I guess every man has someone that they looked up to when they were a kid. I greatly admired my Uncle Jack. I wanted to be just like him when I grew up. He is still with us, and is 86 years old. Except for being almost deaf, he is in great physical shape, and I bet he could still wrestle me to the ground and rub my nose in the dirt. He was and is as fine of a Christian gentleman as I’ve ever known.
Around 1960, he commissioned a rifle from a local gun smith named Ken Witt, in Port Arthur, Texas. Ken Witt was a real craftsman and could do wonders with steel and wood. Uncle Jack wanted a really nice deer hunting rifle.
Here is what he got.
Before anyone bemoans using a Mauser action to build a “Bubba” rifle, you must understand that back in the day, it was very common for a gunsmith to buy a Mauser action and then use it to build a custom rifle.
This rifle has a Mauser action with the bolt turned down for use with a scope.
The barrel is a Weatherby barrel in .270 Winchester, or, as it is marked “.270 WCF” (Winchester Center Fire)
The barrel is chrome lined and is an excellent barrel.
A Weatherby barrel was used because Weatherby used a chamber with a long leade, or a non-rifled section of barrel about ½ to ¾ inch in front of the chamber.
This was called “free boring” and it was believed to give the bullet a “free start” before pressure started to build when the bullet hit the rifling.
It allowed much more pressure in handloads and greater than normal velocity.
Such a system has fallen out of favor nowadays, but it was the “hot thing” back then.
The barrel is also marked with “Ken Witt” as the builder.
The wood is fiddle back maple, and is beautiful.
It has rosewood inlays in the stock.
I realize that such stocks are not the fashion today, but they were very desirable back in 1960.
Of course, the action is bedded and the barrel is free floated.
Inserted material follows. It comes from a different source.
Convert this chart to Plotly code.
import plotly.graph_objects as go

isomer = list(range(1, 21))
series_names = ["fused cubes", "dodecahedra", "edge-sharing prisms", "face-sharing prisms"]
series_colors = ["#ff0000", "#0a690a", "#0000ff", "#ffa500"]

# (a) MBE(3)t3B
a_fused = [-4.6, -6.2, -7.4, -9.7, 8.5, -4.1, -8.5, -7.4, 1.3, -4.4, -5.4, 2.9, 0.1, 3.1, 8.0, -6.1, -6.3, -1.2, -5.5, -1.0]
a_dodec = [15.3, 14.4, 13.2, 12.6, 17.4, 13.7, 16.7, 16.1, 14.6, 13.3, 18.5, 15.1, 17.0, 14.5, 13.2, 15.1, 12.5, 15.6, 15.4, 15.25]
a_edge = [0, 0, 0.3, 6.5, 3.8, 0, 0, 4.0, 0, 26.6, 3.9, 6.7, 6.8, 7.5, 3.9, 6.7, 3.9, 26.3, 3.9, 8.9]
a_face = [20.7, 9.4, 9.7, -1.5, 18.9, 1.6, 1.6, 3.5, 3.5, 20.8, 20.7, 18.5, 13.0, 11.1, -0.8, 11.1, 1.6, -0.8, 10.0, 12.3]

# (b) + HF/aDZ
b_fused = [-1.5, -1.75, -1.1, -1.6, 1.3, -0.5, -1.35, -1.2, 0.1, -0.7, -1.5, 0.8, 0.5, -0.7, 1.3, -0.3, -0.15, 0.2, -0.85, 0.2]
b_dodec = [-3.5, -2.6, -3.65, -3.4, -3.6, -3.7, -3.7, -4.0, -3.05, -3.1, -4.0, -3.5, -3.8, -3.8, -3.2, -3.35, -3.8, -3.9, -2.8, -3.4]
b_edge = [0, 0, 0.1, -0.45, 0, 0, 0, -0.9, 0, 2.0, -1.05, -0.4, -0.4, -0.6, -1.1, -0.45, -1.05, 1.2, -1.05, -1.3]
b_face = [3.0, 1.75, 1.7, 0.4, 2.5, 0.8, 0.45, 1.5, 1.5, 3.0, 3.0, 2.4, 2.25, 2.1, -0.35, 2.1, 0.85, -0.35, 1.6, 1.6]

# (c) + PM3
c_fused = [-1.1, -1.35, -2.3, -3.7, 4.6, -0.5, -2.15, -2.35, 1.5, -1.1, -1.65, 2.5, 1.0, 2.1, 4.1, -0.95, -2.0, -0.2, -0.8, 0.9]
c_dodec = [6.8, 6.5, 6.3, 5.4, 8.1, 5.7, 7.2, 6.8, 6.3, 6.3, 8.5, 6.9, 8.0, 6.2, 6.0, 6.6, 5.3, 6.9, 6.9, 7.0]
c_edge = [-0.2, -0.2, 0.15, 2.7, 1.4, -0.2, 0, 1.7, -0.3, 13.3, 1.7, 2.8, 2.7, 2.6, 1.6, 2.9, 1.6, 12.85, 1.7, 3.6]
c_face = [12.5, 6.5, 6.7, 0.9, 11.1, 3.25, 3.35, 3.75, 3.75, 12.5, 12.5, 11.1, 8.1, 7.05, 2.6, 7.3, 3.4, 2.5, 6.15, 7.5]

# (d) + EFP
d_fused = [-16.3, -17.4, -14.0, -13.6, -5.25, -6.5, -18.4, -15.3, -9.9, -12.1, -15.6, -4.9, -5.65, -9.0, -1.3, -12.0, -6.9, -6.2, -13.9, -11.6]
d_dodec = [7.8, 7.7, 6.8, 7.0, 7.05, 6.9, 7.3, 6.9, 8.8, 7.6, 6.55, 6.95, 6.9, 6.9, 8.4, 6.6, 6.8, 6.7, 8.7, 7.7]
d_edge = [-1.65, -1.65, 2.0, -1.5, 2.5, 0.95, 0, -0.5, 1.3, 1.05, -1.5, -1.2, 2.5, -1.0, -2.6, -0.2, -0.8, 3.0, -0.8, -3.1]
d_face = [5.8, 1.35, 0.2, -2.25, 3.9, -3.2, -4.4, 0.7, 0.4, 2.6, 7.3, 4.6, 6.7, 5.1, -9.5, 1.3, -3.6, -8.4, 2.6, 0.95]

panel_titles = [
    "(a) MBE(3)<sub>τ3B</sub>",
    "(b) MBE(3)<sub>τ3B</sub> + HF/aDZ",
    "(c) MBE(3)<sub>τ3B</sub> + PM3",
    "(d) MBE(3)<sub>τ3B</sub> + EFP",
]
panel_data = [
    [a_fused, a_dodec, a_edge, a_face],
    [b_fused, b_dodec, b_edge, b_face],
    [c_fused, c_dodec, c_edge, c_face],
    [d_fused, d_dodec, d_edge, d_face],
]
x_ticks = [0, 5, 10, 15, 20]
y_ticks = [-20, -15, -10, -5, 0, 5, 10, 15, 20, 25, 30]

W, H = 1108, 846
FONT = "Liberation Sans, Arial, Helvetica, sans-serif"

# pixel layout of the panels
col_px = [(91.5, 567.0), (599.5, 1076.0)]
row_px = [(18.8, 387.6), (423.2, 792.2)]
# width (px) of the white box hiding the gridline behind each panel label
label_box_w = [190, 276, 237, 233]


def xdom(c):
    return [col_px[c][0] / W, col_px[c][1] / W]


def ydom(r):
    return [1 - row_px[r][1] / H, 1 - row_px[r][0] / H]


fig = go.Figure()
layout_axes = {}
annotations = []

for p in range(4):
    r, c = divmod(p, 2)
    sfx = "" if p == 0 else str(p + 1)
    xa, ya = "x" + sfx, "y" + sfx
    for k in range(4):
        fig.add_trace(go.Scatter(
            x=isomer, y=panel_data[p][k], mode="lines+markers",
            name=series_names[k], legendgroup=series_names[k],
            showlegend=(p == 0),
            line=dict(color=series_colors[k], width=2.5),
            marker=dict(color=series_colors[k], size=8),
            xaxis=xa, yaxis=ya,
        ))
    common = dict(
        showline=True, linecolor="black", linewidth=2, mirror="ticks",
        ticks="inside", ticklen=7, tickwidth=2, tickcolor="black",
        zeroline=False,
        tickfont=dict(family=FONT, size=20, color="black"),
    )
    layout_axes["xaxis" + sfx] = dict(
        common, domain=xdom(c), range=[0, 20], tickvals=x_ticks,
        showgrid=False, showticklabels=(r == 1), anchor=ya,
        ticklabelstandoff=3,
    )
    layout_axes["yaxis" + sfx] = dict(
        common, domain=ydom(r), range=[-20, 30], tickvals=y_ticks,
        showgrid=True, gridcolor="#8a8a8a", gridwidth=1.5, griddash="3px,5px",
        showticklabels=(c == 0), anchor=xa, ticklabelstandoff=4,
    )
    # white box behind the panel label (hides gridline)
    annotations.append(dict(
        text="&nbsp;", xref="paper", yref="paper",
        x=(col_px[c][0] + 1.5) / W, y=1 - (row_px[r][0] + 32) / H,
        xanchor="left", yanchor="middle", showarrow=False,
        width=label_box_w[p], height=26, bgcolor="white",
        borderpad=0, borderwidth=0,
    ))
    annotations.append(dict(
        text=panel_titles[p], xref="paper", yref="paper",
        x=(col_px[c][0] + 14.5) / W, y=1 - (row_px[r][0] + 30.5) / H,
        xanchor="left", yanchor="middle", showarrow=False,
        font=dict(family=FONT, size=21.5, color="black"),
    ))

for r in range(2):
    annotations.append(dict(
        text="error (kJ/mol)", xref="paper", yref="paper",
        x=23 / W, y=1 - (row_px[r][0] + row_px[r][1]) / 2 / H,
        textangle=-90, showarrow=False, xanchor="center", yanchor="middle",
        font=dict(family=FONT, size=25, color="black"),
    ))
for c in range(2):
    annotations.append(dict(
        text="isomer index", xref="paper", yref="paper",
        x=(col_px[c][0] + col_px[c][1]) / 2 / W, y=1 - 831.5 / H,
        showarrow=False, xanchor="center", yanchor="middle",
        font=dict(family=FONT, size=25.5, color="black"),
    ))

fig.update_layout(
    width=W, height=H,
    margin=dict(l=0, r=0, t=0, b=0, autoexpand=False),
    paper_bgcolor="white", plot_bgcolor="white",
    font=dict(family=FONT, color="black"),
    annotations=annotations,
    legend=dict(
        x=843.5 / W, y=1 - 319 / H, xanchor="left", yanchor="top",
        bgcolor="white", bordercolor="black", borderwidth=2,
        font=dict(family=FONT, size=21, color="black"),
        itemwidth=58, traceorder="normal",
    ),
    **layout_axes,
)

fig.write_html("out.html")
It also has the very excellent Mauser claw type extractor.
I always admired this rifle as it hung in Uncle Jack’s rifle rack and one day when we were at his parent’s house in the country, he asked me it I’d like to shoot it. Of course, I said “Yes sir!”
I was about 9 years old and had never fired a high powered rifle in my life, but I had shot shotguns and thought, “How much more can it kick than a 12 gauge?”
Uncle Jack nailed a paper plate on a tree and we backed up about 50 yards. He and my Dad were standing behind me and my Dad later told me Uncle Jack was holding his mouth to keep from laughing. He knew just how hard this thing was going to kick.
I snuggled up real close to that scope and touched one off.
Uncle Jack later told me that when the rifle went off, dust came off all my clothes. The scope came back and hit me between the eyes and busted my forehead open and I bled like a stuck pig. He about died laughing.
I went in the house and my Aunt Ruby bandaged me up and when she brought me outside, she gave Uncle Jack a look that would have curdled buttermilk and he quit laughing.
After a while, he said, “Son, there’s only one thing to do when a horse throws you…..You have to get back on.”
So, I loaded it up again and took aim again. This time I left plenty of room for the scope to come back and have never had a problem with “scope bite” again.
On the first shot, I had hit the bulls eye, but on the second I missed the plate. But I didn’t get hurt, except for a sore shoulder.
Let’s look at the stock. It has a very pronounced cheek rest.
The fore end has a rosewood end.
And the grip cap matches.
And the stock has several inserts of matching rosewood.
This is amazing to me that a gunsmith in those days could not only do great work with metal and gunsmithing, but could also do beautiful work with wood.
Let’s see how it shoots.
I load a handload of a 130 grain Nosler Boattail bullet over a very stiff load of IMR 4350 powder.
This load is very “hot” in the manuals, but shows no pressure at all in this rifle, probably due to the free-bored barrel.
It has a truly wonderful trigger. Here’s a typical 100 yard group.
It will regularly put them into an inch if I do my part.
Here’s the best group for today.
That’s a three shot group, with the top two going in the same hole.
Many years ago, Uncle Jack quit deer hunting and gave me his rifle, as he said he wanted me to have it as he knew that I loved accurate rifles and would appreciate it. It is a prized possession and I have enjoyed shooting it for years.
Thanks, Uncle Jack. I love this rifle. And it means more to me since it came from you.